* **Stated exercise**
Pictures stay out of this copy, which runs from the first line of the material through the line containing "into Cryogenic System".
* Start Source records *
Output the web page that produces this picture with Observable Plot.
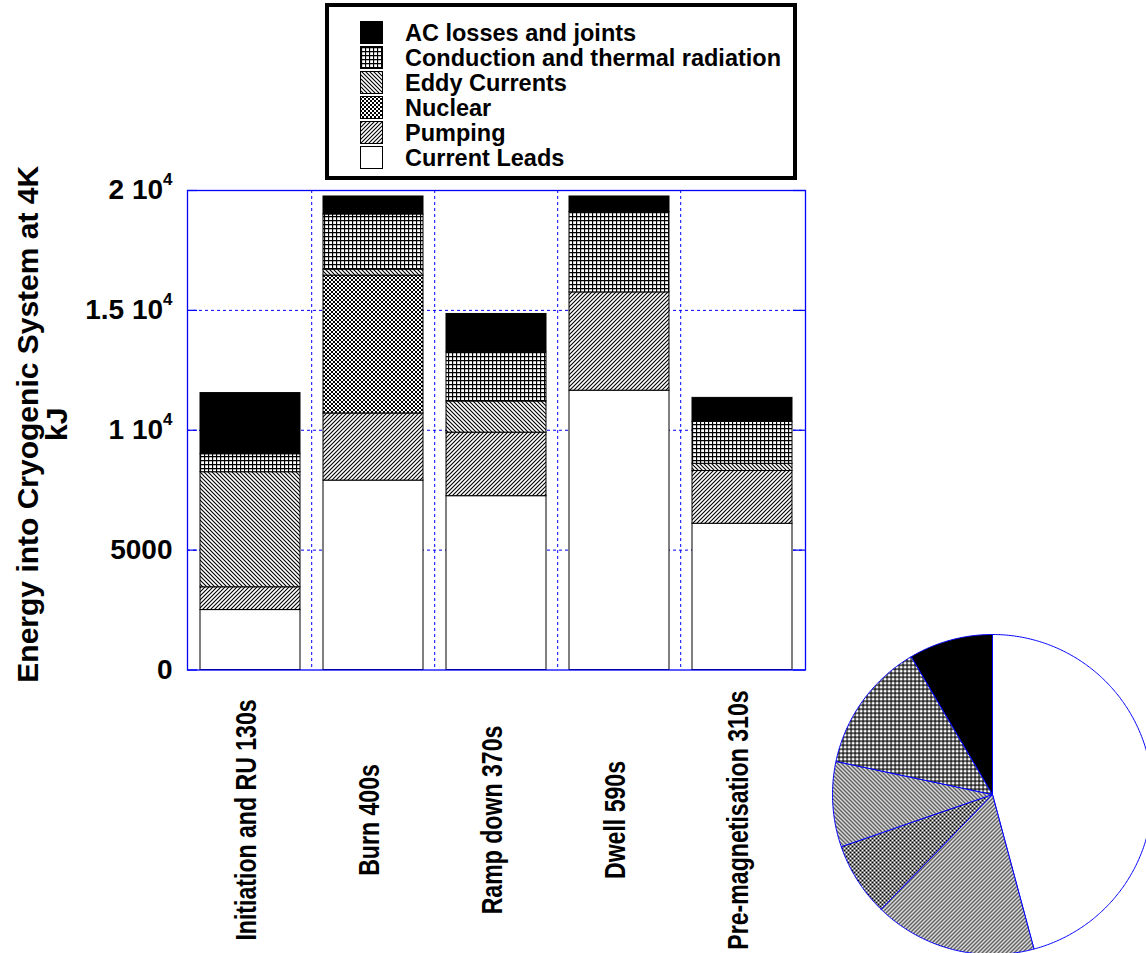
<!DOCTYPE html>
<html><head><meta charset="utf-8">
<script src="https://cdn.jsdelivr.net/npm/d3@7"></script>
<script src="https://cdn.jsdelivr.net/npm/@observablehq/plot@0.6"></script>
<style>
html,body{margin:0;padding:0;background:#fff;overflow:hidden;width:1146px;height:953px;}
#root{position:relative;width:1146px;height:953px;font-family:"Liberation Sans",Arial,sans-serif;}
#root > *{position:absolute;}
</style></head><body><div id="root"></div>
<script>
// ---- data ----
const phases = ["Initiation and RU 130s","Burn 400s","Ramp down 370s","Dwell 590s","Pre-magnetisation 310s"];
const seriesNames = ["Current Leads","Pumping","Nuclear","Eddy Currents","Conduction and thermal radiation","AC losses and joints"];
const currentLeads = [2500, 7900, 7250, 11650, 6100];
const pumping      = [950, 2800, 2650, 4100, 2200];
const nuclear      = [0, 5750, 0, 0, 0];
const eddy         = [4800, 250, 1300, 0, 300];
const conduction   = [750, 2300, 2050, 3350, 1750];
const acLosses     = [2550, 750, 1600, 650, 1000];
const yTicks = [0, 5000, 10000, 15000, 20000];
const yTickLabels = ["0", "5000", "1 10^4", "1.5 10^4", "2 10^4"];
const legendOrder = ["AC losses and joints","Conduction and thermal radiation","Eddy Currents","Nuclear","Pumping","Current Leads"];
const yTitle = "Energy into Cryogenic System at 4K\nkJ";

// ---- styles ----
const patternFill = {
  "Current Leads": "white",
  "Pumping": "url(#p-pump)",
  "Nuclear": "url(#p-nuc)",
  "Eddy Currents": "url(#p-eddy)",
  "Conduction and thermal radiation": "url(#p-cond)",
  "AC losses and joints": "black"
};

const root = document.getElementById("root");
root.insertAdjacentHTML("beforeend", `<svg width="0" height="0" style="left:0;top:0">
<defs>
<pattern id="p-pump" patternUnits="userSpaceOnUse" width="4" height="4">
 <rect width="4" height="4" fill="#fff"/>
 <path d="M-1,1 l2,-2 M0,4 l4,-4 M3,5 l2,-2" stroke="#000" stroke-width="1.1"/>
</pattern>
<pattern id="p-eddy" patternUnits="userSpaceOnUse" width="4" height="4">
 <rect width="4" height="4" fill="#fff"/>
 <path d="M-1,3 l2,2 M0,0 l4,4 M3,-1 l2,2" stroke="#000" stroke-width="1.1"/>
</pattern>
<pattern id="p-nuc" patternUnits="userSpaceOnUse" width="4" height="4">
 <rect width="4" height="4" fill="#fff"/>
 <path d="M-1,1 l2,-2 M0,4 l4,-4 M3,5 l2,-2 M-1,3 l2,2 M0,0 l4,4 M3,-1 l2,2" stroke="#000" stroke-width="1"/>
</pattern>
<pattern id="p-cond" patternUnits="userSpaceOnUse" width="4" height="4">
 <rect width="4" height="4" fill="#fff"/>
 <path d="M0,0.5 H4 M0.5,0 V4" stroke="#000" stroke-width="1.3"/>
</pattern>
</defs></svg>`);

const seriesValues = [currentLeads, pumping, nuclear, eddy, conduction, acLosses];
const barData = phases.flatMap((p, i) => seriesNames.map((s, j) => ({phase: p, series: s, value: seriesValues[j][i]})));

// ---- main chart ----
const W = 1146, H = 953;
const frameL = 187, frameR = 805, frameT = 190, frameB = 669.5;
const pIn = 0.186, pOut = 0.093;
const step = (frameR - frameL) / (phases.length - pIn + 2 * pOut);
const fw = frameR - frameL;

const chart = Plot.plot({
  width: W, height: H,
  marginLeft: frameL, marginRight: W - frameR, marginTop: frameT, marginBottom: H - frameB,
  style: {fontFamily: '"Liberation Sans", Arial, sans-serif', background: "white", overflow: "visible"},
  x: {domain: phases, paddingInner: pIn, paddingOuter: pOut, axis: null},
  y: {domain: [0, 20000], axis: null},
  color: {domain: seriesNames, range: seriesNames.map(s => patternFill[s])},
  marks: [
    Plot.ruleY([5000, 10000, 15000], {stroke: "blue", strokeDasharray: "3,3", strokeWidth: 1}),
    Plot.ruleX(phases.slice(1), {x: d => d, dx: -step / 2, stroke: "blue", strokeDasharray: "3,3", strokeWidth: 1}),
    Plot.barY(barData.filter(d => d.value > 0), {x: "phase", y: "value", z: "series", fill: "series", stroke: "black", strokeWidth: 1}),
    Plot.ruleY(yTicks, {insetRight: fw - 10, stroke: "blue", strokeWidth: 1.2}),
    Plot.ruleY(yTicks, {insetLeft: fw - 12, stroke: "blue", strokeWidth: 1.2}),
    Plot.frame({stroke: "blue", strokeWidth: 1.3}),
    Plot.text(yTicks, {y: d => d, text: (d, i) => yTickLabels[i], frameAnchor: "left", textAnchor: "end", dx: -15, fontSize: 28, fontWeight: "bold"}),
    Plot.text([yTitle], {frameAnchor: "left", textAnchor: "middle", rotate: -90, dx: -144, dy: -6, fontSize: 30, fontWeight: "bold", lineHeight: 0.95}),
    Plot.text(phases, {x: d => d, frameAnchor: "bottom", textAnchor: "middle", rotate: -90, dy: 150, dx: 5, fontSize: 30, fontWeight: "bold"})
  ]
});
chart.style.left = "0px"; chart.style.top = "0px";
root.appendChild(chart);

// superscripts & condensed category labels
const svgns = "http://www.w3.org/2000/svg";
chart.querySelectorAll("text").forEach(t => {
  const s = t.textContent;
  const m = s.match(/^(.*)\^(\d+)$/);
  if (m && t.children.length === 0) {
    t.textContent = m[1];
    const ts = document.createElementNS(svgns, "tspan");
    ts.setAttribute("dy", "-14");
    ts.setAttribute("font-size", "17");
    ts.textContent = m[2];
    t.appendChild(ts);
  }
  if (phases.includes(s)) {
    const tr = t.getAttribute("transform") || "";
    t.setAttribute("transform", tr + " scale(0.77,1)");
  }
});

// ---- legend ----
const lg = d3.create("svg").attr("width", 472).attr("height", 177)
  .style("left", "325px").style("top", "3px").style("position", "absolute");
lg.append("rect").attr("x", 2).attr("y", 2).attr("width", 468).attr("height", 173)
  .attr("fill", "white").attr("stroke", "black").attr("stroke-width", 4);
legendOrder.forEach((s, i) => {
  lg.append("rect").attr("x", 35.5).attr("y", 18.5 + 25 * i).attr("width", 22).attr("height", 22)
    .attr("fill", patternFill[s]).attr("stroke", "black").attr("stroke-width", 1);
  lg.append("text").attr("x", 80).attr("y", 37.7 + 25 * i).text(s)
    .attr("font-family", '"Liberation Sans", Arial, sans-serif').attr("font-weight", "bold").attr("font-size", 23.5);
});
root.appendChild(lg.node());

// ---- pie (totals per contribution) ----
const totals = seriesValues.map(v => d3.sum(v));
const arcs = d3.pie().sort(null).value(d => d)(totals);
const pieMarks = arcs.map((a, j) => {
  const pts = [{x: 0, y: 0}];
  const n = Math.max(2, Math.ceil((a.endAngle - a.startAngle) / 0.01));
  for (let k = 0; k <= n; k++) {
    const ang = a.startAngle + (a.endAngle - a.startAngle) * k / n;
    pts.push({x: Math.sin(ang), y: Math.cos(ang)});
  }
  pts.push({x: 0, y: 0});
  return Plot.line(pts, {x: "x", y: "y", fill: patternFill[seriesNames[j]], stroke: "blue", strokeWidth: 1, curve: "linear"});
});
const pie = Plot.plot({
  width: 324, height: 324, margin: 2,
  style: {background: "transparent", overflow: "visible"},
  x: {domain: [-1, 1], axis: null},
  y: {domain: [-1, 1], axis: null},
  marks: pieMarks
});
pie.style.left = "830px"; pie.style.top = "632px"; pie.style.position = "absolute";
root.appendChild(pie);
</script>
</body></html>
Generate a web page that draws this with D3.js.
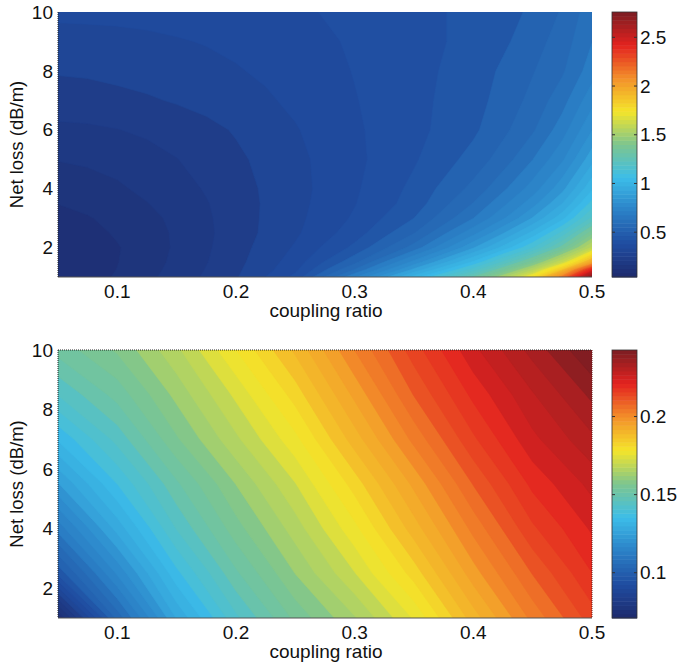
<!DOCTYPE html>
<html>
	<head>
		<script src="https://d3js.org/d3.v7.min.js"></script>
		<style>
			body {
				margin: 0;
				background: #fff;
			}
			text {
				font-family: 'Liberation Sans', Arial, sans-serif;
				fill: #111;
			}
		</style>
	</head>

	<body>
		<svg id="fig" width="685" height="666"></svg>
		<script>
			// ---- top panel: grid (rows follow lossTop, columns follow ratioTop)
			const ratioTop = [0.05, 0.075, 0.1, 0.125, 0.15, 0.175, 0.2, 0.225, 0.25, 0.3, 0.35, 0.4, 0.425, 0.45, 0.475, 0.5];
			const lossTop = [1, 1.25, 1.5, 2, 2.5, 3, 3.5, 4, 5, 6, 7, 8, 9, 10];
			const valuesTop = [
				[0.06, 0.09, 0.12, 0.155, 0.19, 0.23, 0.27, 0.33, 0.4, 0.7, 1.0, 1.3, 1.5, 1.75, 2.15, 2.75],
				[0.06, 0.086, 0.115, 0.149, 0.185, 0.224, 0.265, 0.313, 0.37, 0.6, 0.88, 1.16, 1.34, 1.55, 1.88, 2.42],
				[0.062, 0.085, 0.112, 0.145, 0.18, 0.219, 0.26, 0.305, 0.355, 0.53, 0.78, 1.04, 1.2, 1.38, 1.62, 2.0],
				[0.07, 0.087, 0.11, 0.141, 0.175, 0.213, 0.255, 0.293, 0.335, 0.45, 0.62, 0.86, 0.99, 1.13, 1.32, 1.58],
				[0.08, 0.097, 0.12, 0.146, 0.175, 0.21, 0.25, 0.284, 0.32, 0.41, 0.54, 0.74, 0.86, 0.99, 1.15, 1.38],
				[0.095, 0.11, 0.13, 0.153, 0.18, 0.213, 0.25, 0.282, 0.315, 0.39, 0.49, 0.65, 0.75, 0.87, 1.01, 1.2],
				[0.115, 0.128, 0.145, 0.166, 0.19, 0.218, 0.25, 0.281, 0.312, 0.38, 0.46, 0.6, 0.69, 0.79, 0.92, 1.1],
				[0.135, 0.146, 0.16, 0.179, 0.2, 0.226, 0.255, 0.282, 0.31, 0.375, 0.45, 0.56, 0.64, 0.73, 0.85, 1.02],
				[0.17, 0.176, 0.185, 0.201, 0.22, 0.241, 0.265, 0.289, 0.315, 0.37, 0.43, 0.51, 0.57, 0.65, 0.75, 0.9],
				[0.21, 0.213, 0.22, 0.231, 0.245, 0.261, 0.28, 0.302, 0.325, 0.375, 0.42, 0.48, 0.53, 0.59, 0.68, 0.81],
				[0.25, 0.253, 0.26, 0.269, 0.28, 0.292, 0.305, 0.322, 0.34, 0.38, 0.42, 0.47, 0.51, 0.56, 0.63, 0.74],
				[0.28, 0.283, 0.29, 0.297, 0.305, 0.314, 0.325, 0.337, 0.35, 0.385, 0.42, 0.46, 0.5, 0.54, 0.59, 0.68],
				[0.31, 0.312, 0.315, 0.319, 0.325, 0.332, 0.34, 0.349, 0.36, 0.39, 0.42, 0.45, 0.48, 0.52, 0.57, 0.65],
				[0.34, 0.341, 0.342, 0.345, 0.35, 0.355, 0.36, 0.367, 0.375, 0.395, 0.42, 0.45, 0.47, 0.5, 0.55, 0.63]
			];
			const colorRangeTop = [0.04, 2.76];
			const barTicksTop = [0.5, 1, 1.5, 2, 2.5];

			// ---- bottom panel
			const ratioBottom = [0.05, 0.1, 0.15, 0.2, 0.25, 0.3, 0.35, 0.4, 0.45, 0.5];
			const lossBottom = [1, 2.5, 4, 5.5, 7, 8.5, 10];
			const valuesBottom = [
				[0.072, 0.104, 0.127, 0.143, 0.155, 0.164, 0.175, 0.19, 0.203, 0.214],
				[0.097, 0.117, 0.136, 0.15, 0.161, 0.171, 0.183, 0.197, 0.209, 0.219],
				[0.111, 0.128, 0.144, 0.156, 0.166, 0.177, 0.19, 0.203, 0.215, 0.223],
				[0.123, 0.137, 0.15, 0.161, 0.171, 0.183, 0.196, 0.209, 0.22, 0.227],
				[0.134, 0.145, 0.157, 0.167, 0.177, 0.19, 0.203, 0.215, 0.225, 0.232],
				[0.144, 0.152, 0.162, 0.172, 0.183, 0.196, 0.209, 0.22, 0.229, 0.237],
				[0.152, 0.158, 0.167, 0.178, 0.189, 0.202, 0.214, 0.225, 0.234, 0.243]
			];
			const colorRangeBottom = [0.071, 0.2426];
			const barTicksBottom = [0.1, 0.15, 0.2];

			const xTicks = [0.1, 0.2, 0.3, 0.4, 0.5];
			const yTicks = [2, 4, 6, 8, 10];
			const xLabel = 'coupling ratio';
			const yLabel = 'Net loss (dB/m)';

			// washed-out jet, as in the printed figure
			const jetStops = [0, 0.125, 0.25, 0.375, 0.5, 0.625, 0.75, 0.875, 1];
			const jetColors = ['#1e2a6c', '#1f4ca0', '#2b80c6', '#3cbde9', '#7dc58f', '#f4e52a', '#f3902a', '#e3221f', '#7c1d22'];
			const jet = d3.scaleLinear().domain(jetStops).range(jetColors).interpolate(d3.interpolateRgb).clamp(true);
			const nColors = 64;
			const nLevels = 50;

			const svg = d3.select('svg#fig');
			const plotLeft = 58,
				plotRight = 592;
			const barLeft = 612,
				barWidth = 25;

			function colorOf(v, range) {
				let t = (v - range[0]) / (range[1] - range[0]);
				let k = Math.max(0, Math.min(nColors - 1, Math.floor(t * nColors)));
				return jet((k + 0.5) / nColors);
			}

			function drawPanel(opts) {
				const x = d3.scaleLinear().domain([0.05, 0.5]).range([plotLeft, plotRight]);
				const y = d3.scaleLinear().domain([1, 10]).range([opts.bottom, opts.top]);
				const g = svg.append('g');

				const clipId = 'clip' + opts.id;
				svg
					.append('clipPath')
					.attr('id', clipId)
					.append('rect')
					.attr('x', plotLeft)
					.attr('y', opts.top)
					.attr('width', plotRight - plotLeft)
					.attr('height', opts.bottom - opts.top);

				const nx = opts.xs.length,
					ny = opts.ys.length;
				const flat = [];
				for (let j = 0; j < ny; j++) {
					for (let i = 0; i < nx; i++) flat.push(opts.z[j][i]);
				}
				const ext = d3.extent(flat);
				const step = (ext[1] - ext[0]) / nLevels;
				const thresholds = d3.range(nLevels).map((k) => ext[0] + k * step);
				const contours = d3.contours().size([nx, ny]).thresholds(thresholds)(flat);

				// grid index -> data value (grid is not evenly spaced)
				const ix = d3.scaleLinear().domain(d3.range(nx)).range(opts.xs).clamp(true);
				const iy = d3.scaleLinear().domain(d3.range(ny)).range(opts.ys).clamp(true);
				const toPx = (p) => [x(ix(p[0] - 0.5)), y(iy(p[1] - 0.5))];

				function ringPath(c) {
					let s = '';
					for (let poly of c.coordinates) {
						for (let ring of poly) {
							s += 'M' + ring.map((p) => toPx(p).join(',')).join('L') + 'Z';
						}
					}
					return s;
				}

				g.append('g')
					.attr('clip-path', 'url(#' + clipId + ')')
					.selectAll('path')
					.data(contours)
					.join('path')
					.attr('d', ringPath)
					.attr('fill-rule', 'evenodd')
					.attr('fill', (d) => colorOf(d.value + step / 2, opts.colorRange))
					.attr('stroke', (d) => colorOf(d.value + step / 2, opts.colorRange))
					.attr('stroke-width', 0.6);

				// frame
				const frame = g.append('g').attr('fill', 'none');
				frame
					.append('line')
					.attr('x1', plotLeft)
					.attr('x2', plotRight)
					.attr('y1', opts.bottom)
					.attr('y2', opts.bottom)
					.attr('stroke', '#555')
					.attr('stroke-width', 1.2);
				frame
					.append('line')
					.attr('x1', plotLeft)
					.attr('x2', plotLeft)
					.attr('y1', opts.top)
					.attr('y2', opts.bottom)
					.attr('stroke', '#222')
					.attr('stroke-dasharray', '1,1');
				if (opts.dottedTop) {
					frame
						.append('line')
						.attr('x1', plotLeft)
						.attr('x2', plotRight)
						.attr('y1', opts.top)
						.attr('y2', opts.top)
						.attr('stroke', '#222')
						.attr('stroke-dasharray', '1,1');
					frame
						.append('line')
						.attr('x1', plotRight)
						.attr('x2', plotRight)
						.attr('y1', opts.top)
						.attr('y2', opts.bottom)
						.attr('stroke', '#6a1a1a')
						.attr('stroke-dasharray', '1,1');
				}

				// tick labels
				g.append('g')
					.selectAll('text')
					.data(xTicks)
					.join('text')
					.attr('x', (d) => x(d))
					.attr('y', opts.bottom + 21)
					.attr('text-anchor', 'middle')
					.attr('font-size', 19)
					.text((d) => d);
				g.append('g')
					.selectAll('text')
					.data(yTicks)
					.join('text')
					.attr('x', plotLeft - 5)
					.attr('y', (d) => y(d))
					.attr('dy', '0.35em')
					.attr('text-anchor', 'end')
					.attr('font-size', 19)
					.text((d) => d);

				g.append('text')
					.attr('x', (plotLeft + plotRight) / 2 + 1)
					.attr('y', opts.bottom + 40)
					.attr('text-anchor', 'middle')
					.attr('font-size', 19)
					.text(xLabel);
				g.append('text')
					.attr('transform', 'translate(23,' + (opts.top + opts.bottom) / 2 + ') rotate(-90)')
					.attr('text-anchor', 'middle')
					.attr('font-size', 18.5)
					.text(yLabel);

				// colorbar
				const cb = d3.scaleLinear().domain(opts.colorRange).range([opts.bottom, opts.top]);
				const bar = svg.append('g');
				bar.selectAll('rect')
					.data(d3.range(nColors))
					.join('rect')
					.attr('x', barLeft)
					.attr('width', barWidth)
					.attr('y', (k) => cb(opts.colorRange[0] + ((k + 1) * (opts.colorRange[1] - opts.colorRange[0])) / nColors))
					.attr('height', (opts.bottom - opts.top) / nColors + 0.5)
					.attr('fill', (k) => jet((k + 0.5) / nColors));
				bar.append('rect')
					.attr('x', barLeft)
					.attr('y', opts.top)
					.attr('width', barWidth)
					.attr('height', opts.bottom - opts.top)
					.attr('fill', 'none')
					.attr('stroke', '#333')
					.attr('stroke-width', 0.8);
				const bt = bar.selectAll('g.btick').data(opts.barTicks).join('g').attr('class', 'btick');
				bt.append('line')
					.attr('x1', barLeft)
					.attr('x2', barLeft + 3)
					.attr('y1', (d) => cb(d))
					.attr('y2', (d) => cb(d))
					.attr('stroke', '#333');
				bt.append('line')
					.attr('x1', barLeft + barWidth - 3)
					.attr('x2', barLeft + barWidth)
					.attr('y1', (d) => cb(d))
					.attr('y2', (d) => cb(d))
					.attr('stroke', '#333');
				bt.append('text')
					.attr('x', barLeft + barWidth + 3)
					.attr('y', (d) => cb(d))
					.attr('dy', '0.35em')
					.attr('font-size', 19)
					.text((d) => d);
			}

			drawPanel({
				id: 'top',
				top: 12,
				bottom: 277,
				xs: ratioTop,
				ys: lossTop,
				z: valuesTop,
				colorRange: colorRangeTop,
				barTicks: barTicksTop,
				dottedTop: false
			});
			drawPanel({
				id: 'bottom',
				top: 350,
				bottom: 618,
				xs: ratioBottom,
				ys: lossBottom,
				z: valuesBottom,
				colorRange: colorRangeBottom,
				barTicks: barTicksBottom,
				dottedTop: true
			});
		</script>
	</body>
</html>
* End Source records *
* **Solution to this problem**
Output the web page that produces this picture with Observable Plot.
<!DOCTYPE html>
<html><head><meta charset="utf-8">
<script src="https://cdn.jsdelivr.net/npm/d3@7"></script>
<script src="https://cdn.jsdelivr.net/npm/@observablehq/plot@0.6"></script>
<style>
html,body{margin:0;padding:0;background:#fff;overflow:hidden;width:1146px;height:953px;}
#root{position:relative;width:1146px;height:953px;font-family:"Liberation Sans",Arial,sans-serif;}
#root > *{position:absolute;}
</style></head><body><div id="root"></div>
<script>
// ---- data ----
const phases = ["Initiation and RU 130s","Burn 400s","Ramp down 370s","Dwell 590s","Pre-magnetisation 310s"];
const seriesNames = ["Current Leads","Pumping","Nuclear","Eddy Currents","Conduction and thermal radiation","AC losses and joints"];
const currentLeads = [2500, 7900, 7250, 11650, 6100];
const pumping      = [950, 2800, 2650, 4100, 2200];
const nuclear      = [0, 5750, 0, 0, 0];
const eddy         = [4800, 250, 1300, 0, 300];
const conduction   = [750, 2300, 2050, 3350, 1750];
const acLosses     = [2550, 750, 1600, 650, 1000];
const yTicks = [0, 5000, 10000, 15000, 20000];
const yTickLabels = ["0", "5000", "1 10^4", "1.5 10^4", "2 10^4"];
const legendOrder = ["AC losses and joints","Conduction and thermal radiation","Eddy Currents","Nuclear","Pumping","Current Leads"];
const yTitle = "Energy into Cryogenic System at 4K\nkJ";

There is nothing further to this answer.